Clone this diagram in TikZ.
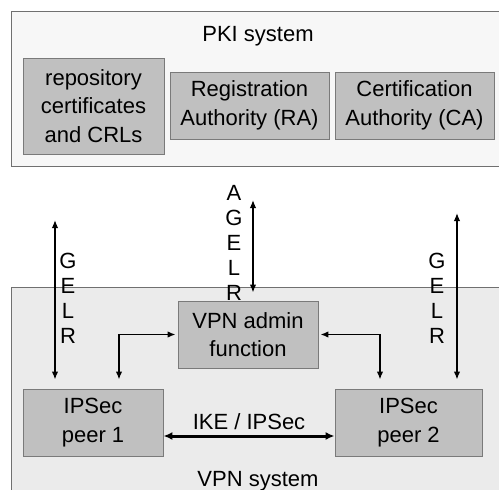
\documentclass[tikz,border=0pt]{standalone}
\usepackage{fontspec}
\setmainfont{Liberation Sans}
\usetikzlibrary{arrows.meta}
\definecolor{pkibg}{HTML}{F7F7F7}
\definecolor{vpnbg}{HTML}{EBEBEB}
\definecolor{boxbg}{HTML}{C0C0C0}
\definecolor{boxln}{HTML}{7A7A7A}
\definecolor{outln}{HTML}{707070}
\tikzset{
  outerbox/.style={draw=outln, line width=1pt},
  innerbox/.style={draw=boxln, fill=boxbg, line width=0.9pt, align=center,
    font=\fontsize{22}{28.5}\selectfont, inner sep=0pt},
  lbl/.style={font=\fontsize{22}{25}\selectfont, align=center, inner sep=0pt},
  conn/.style={line width=1.5pt, {Latex[length=8pt,width=6.5pt]}-{Latex[length=8pt,width=6.5pt]}},
  thickconn/.style={line width=3pt, {Latex[length=9pt,width=8pt]}-{Latex[length=9pt,width=8pt]}}
}
\begin{document}
\begin{tikzpicture}[x=1pt,y=-1pt]
\useasboundingbox (0,0) rectangle (499,490);
\clip (0,0) rectangle (499,490);
% outer systems
\path[outerbox, fill=pkibg] (11,11) rectangle (520,166);
\path[outerbox, fill=vpnbg] (11,287) rectangle (520,510);
\node[lbl] (pkilbl) at (258,36) {PKI system};
\node[lbl] (vpnlbl) at (258,481) {VPN system};
% PKI boxes
\node[innerbox, minimum width=141pt, minimum height=96pt] (repo) at (93.5,106) {repository\\certificates\\and CRLs};
\node[innerbox, minimum width=159pt, minimum height=67pt] (ra) at (249.5,105.5) {Registration\\Authority (RA)};
\node[innerbox, minimum width=159pt, minimum height=67pt] (ca) at (414.5,105.5) {Certification\\Authority (CA)};
% VPN boxes
\node[innerbox, minimum width=140pt, minimum height=67pt] (admin) at (248,334.5) {VPN admin\\function};
\node[innerbox, minimum width=140pt, minimum height=67pt] (peer1) at (93,422.5) {IPSec\\peer 1};
\node[innerbox, minimum width=147pt, minimum height=67pt] (peer2) at (408.5,422.5) {IPSec\\peer 2};
% vertical GELR arrows
\coordinate (ltop) at (55,220);
\coordinate (mtop) at (253,200);
\coordinate (rtop) at (457,213);
\draw[conn, shorten >=9pt] (ltop) -- (ltop |- peer1.north);
\draw[conn, shorten >=8pt] (mtop) -- (mtop |- admin.north);
\draw[conn, shorten >=9pt] (rtop) -- (rtop |- peer2.north);
\node[lbl] (lgelr) at (68,298.5) {G\\E\\L\\R};
\node[lbl] (mgelr) at (234,242.5) {A\\G\\E\\L\\R};
\node[lbl] (rgelr) at (437,298.5) {G\\E\\L\\R};
% admin to peers
\draw[conn, shorten <=2pt, shorten >=9pt] (admin.west) -| ([xshift=26pt]peer1.north);
\draw[conn, shorten <=2pt, shorten >=9pt] (admin.east) -| ([xshift=-28.5pt]peer2.north);
% IKE / IPSec
\draw[thickconn] ([yshift=-13.5pt]peer1.east) -- ([yshift=-13.5pt]peer2.west);
\node[lbl] (ike) at (249,422) {IKE / IPSec};
\end{tikzpicture}
\end{document}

● ● ●

## Problem
Output each line exactly; omit every picture.

## Answer for this exercise
Clone this diagram in TikZ.
\documentclass[tikz,border=0pt]{standalone}
\usepackage{fontspec}
\setmainfont{Liberation Sans}
\usetikzlibrary{arrows.meta}
\definecolor{pkibg}{HTML}{F7F7F7}
\definecolor{vpnbg}{HTML}{EBEBEB}
\definecolor{boxbg}{HTML}{C0C0C0}
\definecolor{boxln}{HTML}{7A7A7A}
\definecolor{outln}{HTML}{707070}
\tikzset{
  outerbox/.style={draw=outln, line width=1pt},
  innerbox/.style={draw=boxln, fill=boxbg, line width=0.9pt, align=center,
    font=\fontsize{22}{28.5}\selectfont, inner sep=0pt},
  lbl/.style={font=\fontsize{22}{25}\selectfont, align=center, inner sep=0pt},
  conn/.style={line width=1.5pt, {Latex[length=8pt,width=6.5pt]}-{Latex[length=8pt,width=6.5pt]}},
  thickconn/.style={line width=3pt, {Latex[length=9pt,width=8pt]}-{Latex[length=9pt,width=8pt]}}
}
\begin{document}
\begin{tikzpicture}[x=1pt,y=-1pt]
\useasboundingbox (0,0) rectangle (499,490);
\clip (0,0) rectangle (499,490);
% outer systems
\path[outerbox, fill=pkibg] (11,11) rectangle (520,166);
\path[outerbox, fill=vpnbg] (11,287) rectangle (520,510);
\node[lbl] (pkilbl) at (258,36) {PKI system};
\node[lbl] (vpnlbl) at (258,481) {VPN system};
% PKI boxes
\node[innerbox, minimum width=141pt, minimum height=96pt] (repo) at (93.5,106) {repository\\certificates\\and CRLs};
\node[innerbox, minimum width=159pt, minimum height=67pt] (ra) at (249.5,105.5) {Registration\\Authority (RA)};
\node[innerbox, minimum width=159pt, minimum height=67pt] (ca) at (414.5,105.5) {Certification\\Authority (CA)};
% VPN boxes
\node[innerbox, minimum width=140pt, minimum height=67pt] (admin) at (248,334.5) {VPN admin\\function};
\node[innerbox, minimum width=140pt, minimum height=67pt] (peer1) at (93,422.5) {IPSec\\peer 1};
\node[innerbox, minimum width=147pt, minimum height=67pt] (peer2) at (408.5,422.5) {IPSec\\peer 2};
% vertical GELR arrows
\coordinate (ltop) at (55,220);
\coordinate (mtop) at (253,200);
\coordinate (rtop) at (457,213);
\draw[conn, shorten >=9pt] (ltop) -- (ltop |- peer1.north);
\draw[conn, shorten >=8pt] (mtop) -- (mtop |- admin.north);
\draw[conn, shorten >=9pt] (rtop) -- (rtop |- peer2.north);
\node[lbl] (lgelr) at (68,298.5) {G\\E\\L\\R};
\node[lbl] (mgelr) at (234,242.5) {A\\G\\E\\L\\R};
\node[lbl] (rgelr) at (437,298.5) {G\\E\\L\\R};
% admin to peers
\draw[conn, shorten <=2pt, shorten >=9pt] (admin.west) -| ([xshift=26pt]peer1.north);
\draw[conn, shorten <=2pt, shorten >=9pt] (admin.east) -| ([xshift=-28.5pt]peer2.north);
% IKE / IPSec
\draw[thickconn] ([yshift=-13.5pt]peer1.east) -- ([yshift=-13.5pt]peer2.west);
\node[lbl] (ike) at (249,422) {IKE / IPSec};
\end{tikzpicture}
\end{document}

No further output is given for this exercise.